PROBLEM DESCRIPTION: Your task is to repeat all of the data exactly while excluding the pictures.

PROVIDED DATA:
────────────────────────────────────────

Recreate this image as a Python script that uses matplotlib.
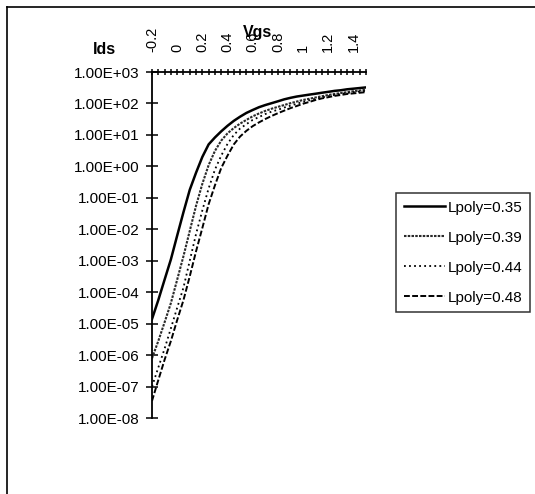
import matplotlib
matplotlib.use("Agg")
import matplotlib.pyplot as plt
from matplotlib.ticker import FixedLocator, FixedFormatter, FuncFormatter
from matplotlib.lines import Line2D

plt.rcParams['font.family'] = ['Liberation Sans', 'DejaVu Sans']

vgs = [-0.2, -0.15, -0.1, -0.05, 0.0, 0.05, 0.1, 0.15, 0.2, 0.25, 0.3, 0.35,
       0.4, 0.45, 0.5, 0.55, 0.6, 0.65, 0.7, 0.75, 0.8, 0.85, 0.9, 0.95, 1.0,
       1.05, 1.1, 1.15, 1.2, 1.25, 1.3, 1.35, 1.4, 1.45, 1.5]

ids_035 = [1.4e-5, 5.6e-5, 2.5e-4, 1.1e-3, 6.3e-3, 3.5e-2, 0.18, 0.63, 2.0, 5.0,
           8.3, 13, 19.5, 28, 38, 50, 62, 76, 89, 102, 117, 135, 151, 166, 178,
           191, 204, 219, 234, 251, 263, 282, 295, 309, 324]
ids_039 = [7.9e-7, 2.8e-6, 1.1e-5, 4.5e-5, 2.5e-4, 1.4e-3, 8.9e-3, 5.6e-2, 0.28, 1.1,
           3.1, 6.6, 11.2, 16.6, 22.9, 30, 39, 48, 58, 68, 78, 89, 102, 115, 129,
           141, 155, 170, 186, 200, 214, 229, 245, 257, 275]
ids_044 = [1.0e-7, 4.0e-7, 1.6e-6, 7.1e-6, 3.2e-5, 1.4e-4, 1.0e-3, 7.1e-3, 4.0e-2, 0.2,
           0.79, 2.2, 5.2, 10, 16, 22, 30, 37, 46, 55, 63, 74, 85, 98, 112,
           126, 141, 155, 170, 186, 200, 214, 229, 240, 251]
ids_048 = [3.5e-8, 1.6e-7, 7.1e-7, 2.8e-6, 1.3e-5, 5.6e-5, 3.2e-4, 2.0e-3, 1.1e-2, 6.3e-2,
           0.25, 0.89, 2.2, 5.0, 8.9, 13.5, 19, 25, 32, 40, 49, 59, 71, 83, 98,
           112, 129, 145, 158, 174, 186, 200, 209, 219, 229]

series_labels = ["Lpoly=0.35", "Lpoly=0.39", "Lpoly=0.44", "Lpoly=0.48"]
x_tick_labels = ["-0.2", "0", "0.2", "0.4", "0.6", "0.8", "1", "1.2", "1.4"]
y_ticks = [1e-8, 1e-7, 1e-6, 1e-5, 1e-4, 1e-3, 1e-2, 1e-1, 1e0, 1e1, 1e2, 1e3]

fig = plt.figure(figsize=(5.35, 4.94), dpi=100)
ax = fig.add_axes([152/535, 1 - 418/494, 214/535, 346/494])

styles = [dict(ls='-', lw=1.8),
          dict(ls=(0, (1.2, 0.6)), lw=1.5, color='#2a2a2a'),
          dict(ls=(0, (1, 1.8)), lw=1.3),
          dict(ls=(0, (3, 1.2)), lw=1.4)]
for ys, lab, st in zip([ids_035, ids_039, ids_044, ids_048], series_labels, styles):
    kw = dict(color='black')
    kw.update(st)
    ax.plot(vgs, ys, label=lab, **kw)

ax.set_yscale('log')
ax.set_xlim(vgs[0], vgs[-1])
ax.set_ylim(y_ticks[0], y_ticks[-1])

for s in ['right', 'bottom']:
    ax.spines[s].set_visible(False)
for s in ['top', 'left']:
    ax.spines[s].set_linewidth(1.3)

ax.xaxis.tick_top()
ax.xaxis.set_major_locator(FixedLocator(vgs))
labs = []
for i, v in enumerate(vgs):
    labs.append(x_tick_labels[i // 4] if i % 4 == 0 else "")
ax.xaxis.set_major_formatter(FixedFormatter(labs))
ax.tick_params(axis='x', which='major', direction='inout', length=5, width=1.1,
               pad=12, labelsize=10.5, labelrotation=90, top=True, bottom=False)

ax.yaxis.set_major_locator(FixedLocator(y_ticks))
ax.yaxis.set_minor_locator(FixedLocator([]))
ax.yaxis.set_major_formatter(FuncFormatter(lambda v, p: f"{v:.2E}"))
ax.tick_params(axis='y', which='major', direction='inout', length=8, width=1.1,
               pad=5, labelsize=11)
ax.tick_params(axis='both', which='minor', length=0)

fig.text(104/535, 1 - 49/494, "Ids", ha='center', va='center',
         fontsize=11.5, fontweight='bold')
fig.text(258/535, 1 - 32/494, "Vgs", ha='center', va='center',
         fontsize=11.5, fontweight='bold')

leg = ax.legend(loc='upper left', bbox_to_anchor=(396/535, 1 - 193/494),
                bbox_transform=fig.transFigure, frameon=True, fancybox=False,
                shadow=False, fontsize=11, handlelength=2.7, handletextpad=0.2,
                labelspacing=1.05, borderpad=0.5, borderaxespad=0)
leg.get_frame().set_edgecolor('black')
leg.get_frame().set_linewidth(1.1)

fig.add_artist(Line2D([7/535, 1], [1 - 7/494, 1 - 7/494], transform=fig.transFigure,
                      color='black', lw=1.2))
fig.add_artist(Line2D([7/535, 7/535], [0, 1 - 7/494], transform=fig.transFigure,
                      color='black', lw=1.2))

fig.savefig("out.png", dpi=100)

────────────────────────────────────────

COMPLETED TASK:
Recreate this image as a Python script that uses matplotlib.
import matplotlib
matplotlib.use("Agg")
import matplotlib.pyplot as plt
from matplotlib.ticker import FixedLocator, FixedFormatter, FuncFormatter
from matplotlib.lines import Line2D

plt.rcParams['font.family'] = ['Liberation Sans', 'DejaVu Sans']

vgs = [-0.2, -0.15, -0.1, -0.05, 0.0, 0.05, 0.1, 0.15, 0.2, 0.25, 0.3, 0.35,
       0.4, 0.45, 0.5, 0.55, 0.6, 0.65, 0.7, 0.75, 0.8, 0.85, 0.9, 0.95, 1.0,
       1.05, 1.1, 1.15, 1.2, 1.25, 1.3, 1.35, 1.4, 1.45, 1.5]

ids_035 = [1.4e-5, 5.6e-5, 2.5e-4, 1.1e-3, 6.3e-3, 3.5e-2, 0.18, 0.63, 2.0, 5.0,
           8.3, 13, 19.5, 28, 38, 50, 62, 76, 89, 102, 117, 135, 151, 166, 178,
           191, 204, 219, 234, 251, 263, 282, 295, 309, 324]
ids_039 = [7.9e-7, 2.8e-6, 1.1e-5, 4.5e-5, 2.5e-4, 1.4e-3, 8.9e-3, 5.6e-2, 0.28, 1.1,
           3.1, 6.6, 11.2, 16.6, 22.9, 30, 39, 48, 58, 68, 78, 89, 102, 115, 129,
           141, 155, 170, 186, 200, 214, 229, 245, 257, 275]
ids_044 = [1.0e-7, 4.0e-7, 1.6e-6, 7.1e-6, 3.2e-5, 1.4e-4, 1.0e-3, 7.1e-3, 4.0e-2, 0.2,
           0.79, 2.2, 5.2, 10, 16, 22, 30, 37, 46, 55, 63, 74, 85, 98, 112,
           126, 141, 155, 170, 186, 200, 214, 229, 240, 251]
ids_048 = [3.5e-8, 1.6e-7, 7.1e-7, 2.8e-6, 1.3e-5, 5.6e-5, 3.2e-4, 2.0e-3, 1.1e-2, 6.3e-2,
           0.25, 0.89, 2.2, 5.0, 8.9, 13.5, 19, 25, 32, 40, 49, 59, 71, 83, 98,
           112, 129, 145, 158, 174, 186, 200, 209, 219, 229]

series_labels = ["Lpoly=0.35", "Lpoly=0.39", "Lpoly=0.44", "Lpoly=0.48"]
x_tick_labels = ["-0.2", "0", "0.2", "0.4", "0.6", "0.8", "1", "1.2", "1.4"]
y_ticks = [1e-8, 1e-7, 1e-6, 1e-5, 1e-4, 1e-3, 1e-2, 1e-1, 1e0, 1e1, 1e2, 1e3]

fig = plt.figure(figsize=(5.35, 4.94), dpi=100)
ax = fig.add_axes([152/535, 1 - 418/494, 214/535, 346/494])

styles = [dict(ls='-', lw=1.8),
          dict(ls=(0, (1.2, 0.6)), lw=1.5, color='#2a2a2a'),
          dict(ls=(0, (1, 1.8)), lw=1.3),
          dict(ls=(0, (3, 1.2)), lw=1.4)]
for ys, lab, st in zip([ids_035, ids_039, ids_044, ids_048], series_labels, styles):
    kw = dict(color='black')
    kw.update(st)
    ax.plot(vgs, ys, label=lab, **kw)

ax.set_yscale('log')
ax.set_xlim(vgs[0], vgs[-1])
ax.set_ylim(y_ticks[0], y_ticks[-1])

for s in ['right', 'bottom']:
    ax.spines[s].set_visible(False)
for s in ['top', 'left']:
    ax.spines[s].set_linewidth(1.3)

ax.xaxis.tick_top()
ax.xaxis.set_major_locator(FixedLocator(vgs))
labs = []
for i, v in enumerate(vgs):
    labs.append(x_tick_labels[i // 4] if i % 4 == 0 else "")
ax.xaxis.set_major_formatter(FixedFormatter(labs))
ax.tick_params(axis='x', which='major', direction='inout', length=5, width=1.1,
               pad=12, labelsize=10.5, labelrotation=90, top=True, bottom=False)

ax.yaxis.set_major_locator(FixedLocator(y_ticks))
ax.yaxis.set_minor_locator(FixedLocator([]))
ax.yaxis.set_major_formatter(FuncFormatter(lambda v, p: f"{v:.2E}"))
ax.tick_params(axis='y', which='major', direction='inout', length=8, width=1.1,
               pad=5, labelsize=11)
ax.tick_params(axis='both', which='minor', length=0)

fig.text(104/535, 1 - 49/494, "Ids", ha='center', va='center',
         fontsize=11.5, fontweight='bold')
fig.text(258/535, 1 - 32/494, "Vgs", ha='center', va='center',
         fontsize=11.5, fontweight='bold')

leg = ax.legend(loc='upper left', bbox_to_anchor=(396/535, 1 - 193/494),
                bbox_transform=fig.transFigure, frameon=True, fancybox=False,
                shadow=False, fontsize=11, handlelength=2.7, handletextpad=0.2,
                labelspacing=1.05, borderpad=0.5, borderaxespad=0)
leg.get_frame().set_edgecolor('black')
leg.get_frame().set_linewidth(1.1)

fig.add_artist(Line2D([7/535, 1], [1 - 7/494, 1 - 7/494], transform=fig.transFigure,
                      color='black', lw=1.2))
fig.add_artist(Line2D([7/535, 7/535], [0, 1 - 7/494], transform=fig.transFigure,
                      color='black', lw=1.2))

fig.savefig("out.png", dpi=100)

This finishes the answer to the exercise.